Given records |
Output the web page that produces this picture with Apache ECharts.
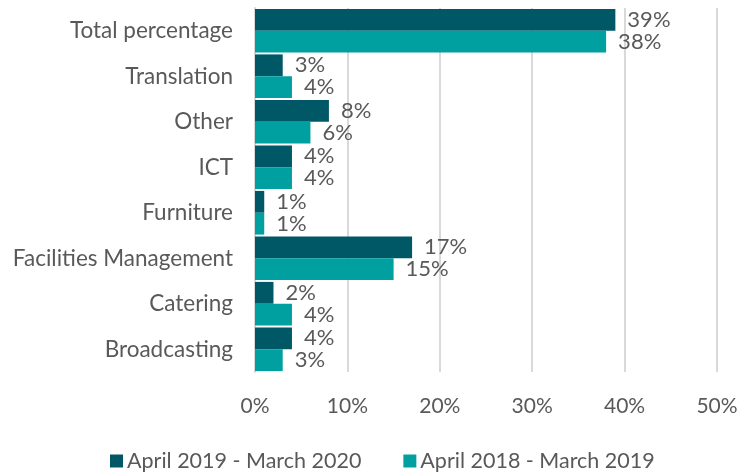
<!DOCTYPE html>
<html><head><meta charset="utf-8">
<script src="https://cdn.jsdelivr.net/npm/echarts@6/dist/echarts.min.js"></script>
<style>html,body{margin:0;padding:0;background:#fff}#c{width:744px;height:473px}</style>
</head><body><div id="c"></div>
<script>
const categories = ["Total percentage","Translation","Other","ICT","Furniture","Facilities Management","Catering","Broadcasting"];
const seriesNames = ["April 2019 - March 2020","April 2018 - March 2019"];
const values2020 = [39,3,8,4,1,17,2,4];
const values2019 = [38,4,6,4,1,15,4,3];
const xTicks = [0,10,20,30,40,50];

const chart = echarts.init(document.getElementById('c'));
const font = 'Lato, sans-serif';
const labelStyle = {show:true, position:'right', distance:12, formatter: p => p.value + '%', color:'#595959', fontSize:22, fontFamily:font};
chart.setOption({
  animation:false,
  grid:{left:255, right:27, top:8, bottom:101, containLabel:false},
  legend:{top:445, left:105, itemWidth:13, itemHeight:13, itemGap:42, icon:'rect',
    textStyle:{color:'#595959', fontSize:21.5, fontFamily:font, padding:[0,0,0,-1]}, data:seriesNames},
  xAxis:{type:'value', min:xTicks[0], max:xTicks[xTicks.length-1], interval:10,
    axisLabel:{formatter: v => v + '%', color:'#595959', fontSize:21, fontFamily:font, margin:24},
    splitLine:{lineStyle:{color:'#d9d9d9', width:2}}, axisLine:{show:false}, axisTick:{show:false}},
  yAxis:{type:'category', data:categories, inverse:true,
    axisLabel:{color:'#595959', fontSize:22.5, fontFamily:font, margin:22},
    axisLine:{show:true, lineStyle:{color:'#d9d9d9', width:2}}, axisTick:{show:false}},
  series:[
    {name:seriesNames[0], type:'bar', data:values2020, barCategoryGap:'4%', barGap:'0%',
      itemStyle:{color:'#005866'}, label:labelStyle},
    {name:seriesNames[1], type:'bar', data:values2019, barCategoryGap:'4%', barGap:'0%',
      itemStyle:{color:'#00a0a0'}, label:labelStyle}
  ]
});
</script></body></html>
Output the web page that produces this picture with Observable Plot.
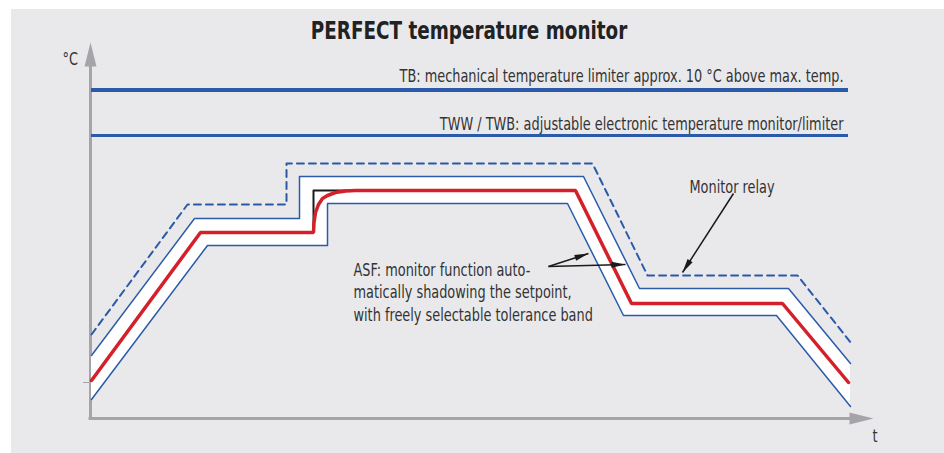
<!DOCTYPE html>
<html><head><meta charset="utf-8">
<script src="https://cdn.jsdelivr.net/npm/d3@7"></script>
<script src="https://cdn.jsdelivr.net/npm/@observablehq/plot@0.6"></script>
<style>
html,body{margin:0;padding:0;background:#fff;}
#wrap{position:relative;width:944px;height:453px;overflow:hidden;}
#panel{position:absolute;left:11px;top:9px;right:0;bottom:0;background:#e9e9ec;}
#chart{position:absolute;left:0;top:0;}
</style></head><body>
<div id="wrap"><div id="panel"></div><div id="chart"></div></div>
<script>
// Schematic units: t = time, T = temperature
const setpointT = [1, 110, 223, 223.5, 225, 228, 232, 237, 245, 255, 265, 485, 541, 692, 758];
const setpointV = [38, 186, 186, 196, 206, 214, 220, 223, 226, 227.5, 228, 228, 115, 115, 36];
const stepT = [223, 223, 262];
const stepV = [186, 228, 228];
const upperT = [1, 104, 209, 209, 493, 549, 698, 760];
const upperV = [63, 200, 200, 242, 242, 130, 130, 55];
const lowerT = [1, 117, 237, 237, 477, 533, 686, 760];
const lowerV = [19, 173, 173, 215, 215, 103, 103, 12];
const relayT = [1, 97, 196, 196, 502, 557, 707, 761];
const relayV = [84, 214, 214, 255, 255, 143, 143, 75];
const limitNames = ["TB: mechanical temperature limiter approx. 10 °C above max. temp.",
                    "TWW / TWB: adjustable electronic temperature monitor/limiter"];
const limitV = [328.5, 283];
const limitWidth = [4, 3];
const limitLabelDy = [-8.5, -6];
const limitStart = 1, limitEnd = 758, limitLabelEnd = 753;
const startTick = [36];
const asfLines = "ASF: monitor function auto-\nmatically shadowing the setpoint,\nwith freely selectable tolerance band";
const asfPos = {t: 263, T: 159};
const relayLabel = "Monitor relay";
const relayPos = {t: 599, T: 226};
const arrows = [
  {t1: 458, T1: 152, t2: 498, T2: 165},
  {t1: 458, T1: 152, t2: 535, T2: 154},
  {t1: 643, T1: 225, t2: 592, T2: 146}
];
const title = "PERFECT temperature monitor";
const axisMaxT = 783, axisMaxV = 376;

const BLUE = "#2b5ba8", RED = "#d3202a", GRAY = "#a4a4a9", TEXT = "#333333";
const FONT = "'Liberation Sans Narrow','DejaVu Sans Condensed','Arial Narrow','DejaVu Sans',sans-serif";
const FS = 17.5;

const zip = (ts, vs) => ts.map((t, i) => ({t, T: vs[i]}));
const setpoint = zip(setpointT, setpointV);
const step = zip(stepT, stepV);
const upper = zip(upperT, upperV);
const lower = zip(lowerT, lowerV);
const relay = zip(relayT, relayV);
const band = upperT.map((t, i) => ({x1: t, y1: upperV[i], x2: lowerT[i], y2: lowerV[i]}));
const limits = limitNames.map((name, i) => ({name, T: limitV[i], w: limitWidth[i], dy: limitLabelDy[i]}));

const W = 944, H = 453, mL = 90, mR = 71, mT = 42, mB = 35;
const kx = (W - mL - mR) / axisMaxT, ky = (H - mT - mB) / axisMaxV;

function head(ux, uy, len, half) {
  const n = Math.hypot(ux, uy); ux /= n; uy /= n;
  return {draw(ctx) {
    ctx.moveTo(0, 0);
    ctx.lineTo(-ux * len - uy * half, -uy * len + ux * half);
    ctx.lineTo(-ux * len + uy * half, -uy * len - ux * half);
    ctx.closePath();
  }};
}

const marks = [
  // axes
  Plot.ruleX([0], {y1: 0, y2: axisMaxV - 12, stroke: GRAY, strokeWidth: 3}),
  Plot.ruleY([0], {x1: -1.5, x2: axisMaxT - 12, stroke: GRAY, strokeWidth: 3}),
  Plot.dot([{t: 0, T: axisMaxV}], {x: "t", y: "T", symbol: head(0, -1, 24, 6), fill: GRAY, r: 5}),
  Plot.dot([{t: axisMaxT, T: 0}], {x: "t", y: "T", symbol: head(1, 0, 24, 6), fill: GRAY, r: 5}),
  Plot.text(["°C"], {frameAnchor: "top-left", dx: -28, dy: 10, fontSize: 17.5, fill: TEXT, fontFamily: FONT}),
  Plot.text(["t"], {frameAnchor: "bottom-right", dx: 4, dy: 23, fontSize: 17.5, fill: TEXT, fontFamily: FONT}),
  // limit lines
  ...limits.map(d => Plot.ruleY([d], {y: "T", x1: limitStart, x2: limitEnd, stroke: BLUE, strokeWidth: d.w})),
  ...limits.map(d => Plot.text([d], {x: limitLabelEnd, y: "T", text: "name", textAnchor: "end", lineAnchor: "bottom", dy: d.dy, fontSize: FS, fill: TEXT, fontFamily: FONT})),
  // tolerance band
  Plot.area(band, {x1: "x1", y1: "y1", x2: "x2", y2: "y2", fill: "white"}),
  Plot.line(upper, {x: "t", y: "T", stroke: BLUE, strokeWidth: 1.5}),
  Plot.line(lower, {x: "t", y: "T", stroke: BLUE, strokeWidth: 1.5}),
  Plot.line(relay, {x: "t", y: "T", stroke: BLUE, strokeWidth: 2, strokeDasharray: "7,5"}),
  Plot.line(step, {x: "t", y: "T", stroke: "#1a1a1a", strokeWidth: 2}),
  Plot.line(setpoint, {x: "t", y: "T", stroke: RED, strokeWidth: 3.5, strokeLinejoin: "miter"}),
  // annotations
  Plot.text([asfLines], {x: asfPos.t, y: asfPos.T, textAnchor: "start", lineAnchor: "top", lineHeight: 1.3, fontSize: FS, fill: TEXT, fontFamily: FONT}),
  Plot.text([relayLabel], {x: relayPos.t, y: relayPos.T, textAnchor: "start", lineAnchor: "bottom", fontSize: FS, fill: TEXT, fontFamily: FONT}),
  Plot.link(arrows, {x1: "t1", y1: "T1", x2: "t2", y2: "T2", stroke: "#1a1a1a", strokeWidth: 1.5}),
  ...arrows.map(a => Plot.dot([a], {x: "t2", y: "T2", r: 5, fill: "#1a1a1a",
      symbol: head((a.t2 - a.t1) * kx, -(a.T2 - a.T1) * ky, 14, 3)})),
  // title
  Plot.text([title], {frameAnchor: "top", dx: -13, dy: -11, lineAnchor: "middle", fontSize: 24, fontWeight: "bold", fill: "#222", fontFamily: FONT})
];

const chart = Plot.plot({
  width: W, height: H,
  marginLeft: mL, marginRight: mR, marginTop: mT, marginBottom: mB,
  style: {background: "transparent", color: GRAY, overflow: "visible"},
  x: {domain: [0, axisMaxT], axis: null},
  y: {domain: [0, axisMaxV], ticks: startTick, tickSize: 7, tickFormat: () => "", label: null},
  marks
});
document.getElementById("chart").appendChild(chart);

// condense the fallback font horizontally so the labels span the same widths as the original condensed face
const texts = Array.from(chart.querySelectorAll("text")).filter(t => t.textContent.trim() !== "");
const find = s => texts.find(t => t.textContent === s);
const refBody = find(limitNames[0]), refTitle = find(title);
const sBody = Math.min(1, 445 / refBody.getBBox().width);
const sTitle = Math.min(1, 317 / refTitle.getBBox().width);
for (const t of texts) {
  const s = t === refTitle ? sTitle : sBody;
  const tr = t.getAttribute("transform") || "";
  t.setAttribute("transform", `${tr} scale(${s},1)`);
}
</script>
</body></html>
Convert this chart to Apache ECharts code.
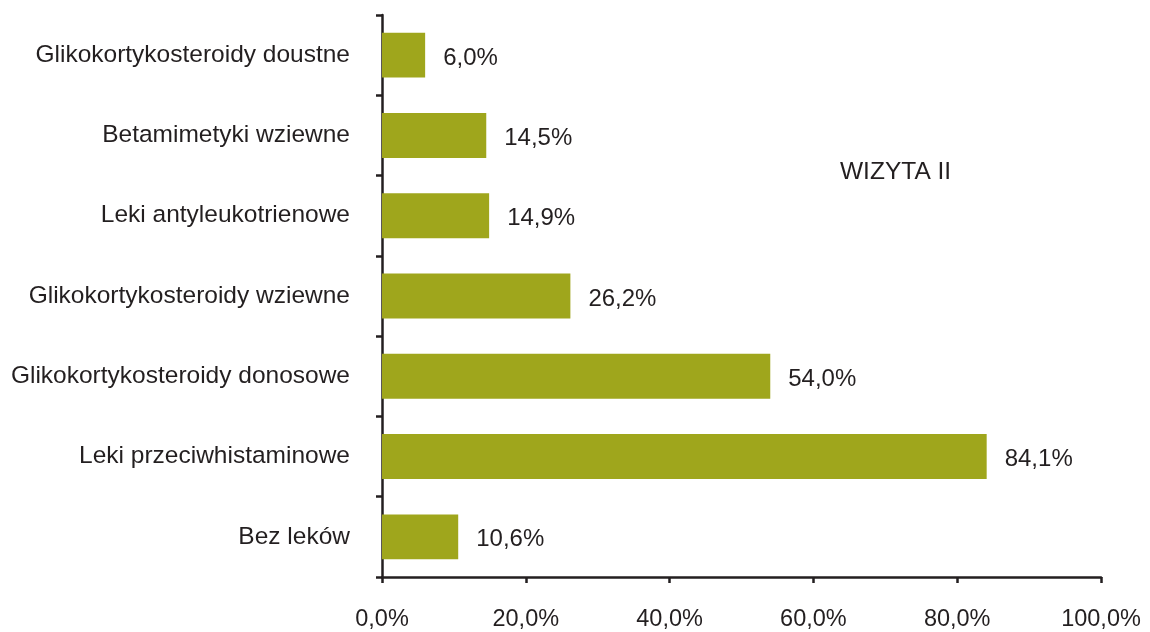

Given task |
How many lines in the listing contain "page"? Answer with the number alone.

Written response |
2